[start]
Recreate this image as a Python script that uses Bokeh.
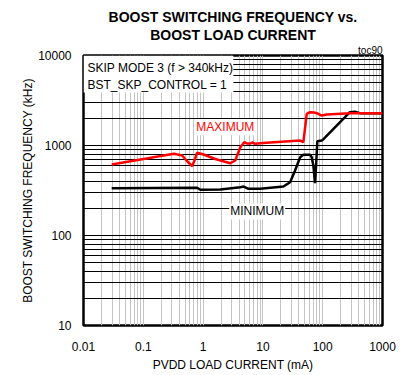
from bokeh.plotting import figure
from bokeh.models import FixedTicker, CustomJSTickFormatter, Label, BoxAnnotation, Title
from bokeh.embed import file_html
from bokeh.resources import INLINE

# ---- data ----
current_max = [0.0296, 0.324, 0.447, 0.547, 0.656, 0.716, 0.794, 1.02, 1.60, 2.85, 3.45,
               4.19, 4.88, 5.47, 6.13, 6.63, 7.45, 10.0, 23.5, 41.9, 47.5, 54.1, 61.4,
               71.6, 84.5, 96.3, 117, 285, 1000]
freq_max = [615, 809, 774, 664, 589, 681, 830, 794, 708, 635, 681,
            957, 1089, 1052, 1052, 1080, 1045, 1066, 1107, 1136, 1089, 2250, 2345,
            2330, 2250, 2154, 2210, 2287, 2287]

current_min = [0.0296, 0.794, 0.90, 1.94, 4.19, 4.76, 5.75, 9.0, 22.0, 28.5, 34.5,
               41.9, 47.5, 61.4, 65.6, 69.7, 74.5, 77.3, 81.3, 96.3, 102, 285, 345,
               419, 1000]
freq_min = [336, 339, 322, 325, 344, 350, 330, 330, 350, 391, 527,
            741, 789, 789, 741, 600, 381, 574, 1116, 1136, 1166, 2345, 2370,
            2287, 2287]

x_ticks = [0.01, 0.1, 1, 10, 100, 1000]
y_ticks = [10, 100, 1000, 10000]
x_minor = [m * 10.0 ** e for e in range(-2, 3) for m in range(2, 10)]
y_minor = [m * 10.0 ** e for e in range(1, 4) for m in range(2, 10)]

FONT = "Liberation Sans"

p = figure(x_axis_type="log", y_axis_type="log",
           x_range=(0.01, 1000), y_range=(10, 10000),
           frame_width=299, frame_height=270,
           min_border_left=83, min_border_right=20,
           min_border_top=55, min_border_bottom=48,
           title=None,
           output_backend="svg", toolbar_location=None)

xt = FixedTicker(ticks=x_ticks, minor_ticks=x_minor)
yt = FixedTicker(ticks=y_ticks, minor_ticks=y_minor)
p.xaxis.ticker = xt
p.xgrid.ticker = xt
p.yaxis.ticker = yt
p.ygrid.ticker = yt
fmt = CustomJSTickFormatter(code="return String(tick);")
p.xaxis.formatter = fmt
p.yaxis.formatter = fmt

p.xgrid.grid_line_color = "#c4c4c4"
p.xgrid.minor_grid_line_color = "#c4c4c4"
p.ygrid.grid_line_color = "black"
p.ygrid.minor_grid_line_color = "black"
p.xgrid.grid_line_width = 1
p.ygrid.grid_line_width = 1

p.outline_line_color = "black"
p.outline_line_width = 2.5
p.outline_line_alpha = 1

for ax in (p.xaxis, p.yaxis):
    ax.axis_line_color = None
    ax.major_tick_in = 0
    ax.major_tick_out = 0
    ax.minor_tick_in = 0
    ax.minor_tick_out = 0
    ax.major_label_text_font = FONT
    ax.major_label_text_font_size = "12px"
    ax.major_label_text_color = "black"
    ax.axis_label_text_font = FONT
    ax.axis_label_text_font_size = "12px"
    ax.axis_label_text_font_style = "normal"
    ax.axis_label_text_color = "black"

p.xaxis.axis_label = "PVDD LOAD CURRENT (mA)"
p.xaxis.major_label_standoff = 16
p.xaxis.axis_label_standoff = 4
p.yaxis.axis_label = "BOOST SWITCHING FREQUENCY (kHz)"
p.yaxis.major_label_standoff = 12
p.yaxis.axis_label_standoff = 0

p.line(current_min, freq_min, line_color="black", line_width=2.5)
p.line(current_max, freq_max, line_color="#ff0000", line_width=2.5)

# white box behind the mode text
p.add_layout(BoxAnnotation(left=0.01, right=3.2, bottom=3880, top=10000,
                           fill_color="white", fill_alpha=1, line_color=None))
p.add_layout(Label(x=4, y=258, x_units="screen", y_units="screen",
                   text="SKIP MODE 3 (f > 340kHz)", text_font=FONT,
                   text_font_size="12px", text_baseline="middle", text_color="black"))
p.add_layout(Label(x=4, y=240.5, x_units="screen", y_units="screen",
                   text="BST_SKP_CONTROL = 1", text_font=FONT,
                   text_font_size="12px", text_baseline="middle", text_color="black"))

p.add_layout(Label(x=2.35, y=1596, text="MAXIMUM", text_font=FONT,
                   text_font_size="12px", text_align="center", text_baseline="middle",
                   text_color="#ff0000", background_fill_color="white", padding=1))
p.add_layout(Label(x=8.04, y=185, text="MINIMUM", text_font=FONT,
                   text_font_size="12px", text_align="center", text_baseline="middle",
                   text_color="black", background_fill_color="white", padding=1))

# titles and code, above the frame (later ones stack further out)
p.add_layout(Title(text="toc90", align="right", text_font=FONT, text_font_size="10px",
                   text_font_style="normal", text_color="black", standoff=0, offset=0), "above")
p.add_layout(Title(text="BOOST LOAD CURRENT", align="center", text_font=FONT,
                   text_font_size="14px", text_font_style="bold", text_color="black",
                   standoff=0, offset=0), "above")
p.add_layout(Title(text="BOOST SWITCHING FREQUENCY vs.", align="center", text_font=FONT,
                   text_font_size="14px", text_font_style="bold", text_color="black",
                   standoff=0, offset=0), "above")

open("out.html", "w").write(file_html(p, INLINE))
[end]
# Problem requirements
Give the data again exactly as written, with all pictures left out.

# Task response
Recreate this image as a Python script that uses Bokeh.
from bokeh.plotting import figure
from bokeh.models import FixedTicker, CustomJSTickFormatter, Label, BoxAnnotation, Title
from bokeh.embed import file_html
from bokeh.resources import INLINE

# ---- data ----
current_max = [0.0296, 0.324, 0.447, 0.547, 0.656, 0.716, 0.794, 1.02, 1.60, 2.85, 3.45,
               4.19, 4.88, 5.47, 6.13, 6.63, 7.45, 10.0, 23.5, 41.9, 47.5, 54.1, 61.4,
               71.6, 84.5, 96.3, 117, 285, 1000]
freq_max = [615, 809, 774, 664, 589, 681, 830, 794, 708, 635, 681,
            957, 1089, 1052, 1052, 1080, 1045, 1066, 1107, 1136, 1089, 2250, 2345,
            2330, 2250, 2154, 2210, 2287, 2287]

current_min = [0.0296, 0.794, 0.90, 1.94, 4.19, 4.76, 5.75, 9.0, 22.0, 28.5, 34.5,
               41.9, 47.5, 61.4, 65.6, 69.7, 74.5, 77.3, 81.3, 96.3, 102, 285, 345,
               419, 1000]
freq_min = [336, 339, 322, 325, 344, 350, 330, 330, 350, 391, 527,
            741, 789, 789, 741, 600, 381, 574, 1116, 1136, 1166, 2345, 2370,
            2287, 2287]

x_ticks = [0.01, 0.1, 1, 10, 100, 1000]
y_ticks = [10, 100, 1000, 10000]
x_minor = [m * 10.0 ** e for e in range(-2, 3) for m in range(2, 10)]
y_minor = [m * 10.0 ** e for e in range(1, 4) for m in range(2, 10)]

FONT = "Liberation Sans"

p = figure(x_axis_type="log", y_axis_type="log",
           x_range=(0.01, 1000), y_range=(10, 10000),
           frame_width=299, frame_height=270,
           min_border_left=83, min_border_right=20,
           min_border_top=55, min_border_bottom=48,
           title=None,
           output_backend="svg", toolbar_location=None)

xt = FixedTicker(ticks=x_ticks, minor_ticks=x_minor)
yt = FixedTicker(ticks=y_ticks, minor_ticks=y_minor)
p.xaxis.ticker = xt
p.xgrid.ticker = xt
p.yaxis.ticker = yt
p.ygrid.ticker = yt
fmt = CustomJSTickFormatter(code="return String(tick);")
p.xaxis.formatter = fmt
p.yaxis.formatter = fmt

p.xgrid.grid_line_color = "#c4c4c4"
p.xgrid.minor_grid_line_color = "#c4c4c4"
p.ygrid.grid_line_color = "black"
p.ygrid.minor_grid_line_color = "black"
p.xgrid.grid_line_width = 1
p.ygrid.grid_line_width = 1

p.outline_line_color = "black"
p.outline_line_width = 2.5
p.outline_line_alpha = 1

for ax in (p.xaxis, p.yaxis):
    ax.axis_line_color = None
    ax.major_tick_in = 0
    ax.major_tick_out = 0
    ax.minor_tick_in = 0
    ax.minor_tick_out = 0
    ax.major_label_text_font = FONT
    ax.major_label_text_font_size = "12px"
    ax.major_label_text_color = "black"
    ax.axis_label_text_font = FONT
    ax.axis_label_text_font_size = "12px"
    ax.axis_label_text_font_style = "normal"
    ax.axis_label_text_color = "black"

p.xaxis.axis_label = "PVDD LOAD CURRENT (mA)"
p.xaxis.major_label_standoff = 16
p.xaxis.axis_label_standoff = 4
p.yaxis.axis_label = "BOOST SWITCHING FREQUENCY (kHz)"
p.yaxis.major_label_standoff = 12
p.yaxis.axis_label_standoff = 0

p.line(current_min, freq_min, line_color="black", line_width=2.5)
p.line(current_max, freq_max, line_color="#ff0000", line_width=2.5)

# white box behind the mode text
p.add_layout(BoxAnnotation(left=0.01, right=3.2, bottom=3880, top=10000,
                           fill_color="white", fill_alpha=1, line_color=None))
p.add_layout(Label(x=4, y=258, x_units="screen", y_units="screen",
                   text="SKIP MODE 3 (f > 340kHz)", text_font=FONT,
                   text_font_size="12px", text_baseline="middle", text_color="black"))
p.add_layout(Label(x=4, y=240.5, x_units="screen", y_units="screen",
                   text="BST_SKP_CONTROL = 1", text_font=FONT,
                   text_font_size="12px", text_baseline="middle", text_color="black"))

p.add_layout(Label(x=2.35, y=1596, text="MAXIMUM", text_font=FONT,
                   text_font_size="12px", text_align="center", text_baseline="middle",
                   text_color="#ff0000", background_fill_color="white", padding=1))
p.add_layout(Label(x=8.04, y=185, text="MINIMUM", text_font=FONT,
                   text_font_size="12px", text_align="center", text_baseline="middle",
                   text_color="black", background_fill_color="white", padding=1))

# titles and code, above the frame (later ones stack further out)
p.add_layout(Title(text="toc90", align="right", text_font=FONT, text_font_size="10px",
                   text_font_style="normal", text_color="black", standoff=0, offset=0), "above")
p.add_layout(Title(text="BOOST LOAD CURRENT", align="center", text_font=FONT,
                   text_font_size="14px", text_font_style="bold", text_color="black",
                   standoff=0, offset=0), "above")
p.add_layout(Title(text="BOOST SWITCHING FREQUENCY vs.", align="center", text_font=FONT,
                   text_font_size="14px", text_font_style="bold", text_color="black",
                   standoff=0, offset=0), "above")

open("out.html", "w").write(file_html(p, INLINE))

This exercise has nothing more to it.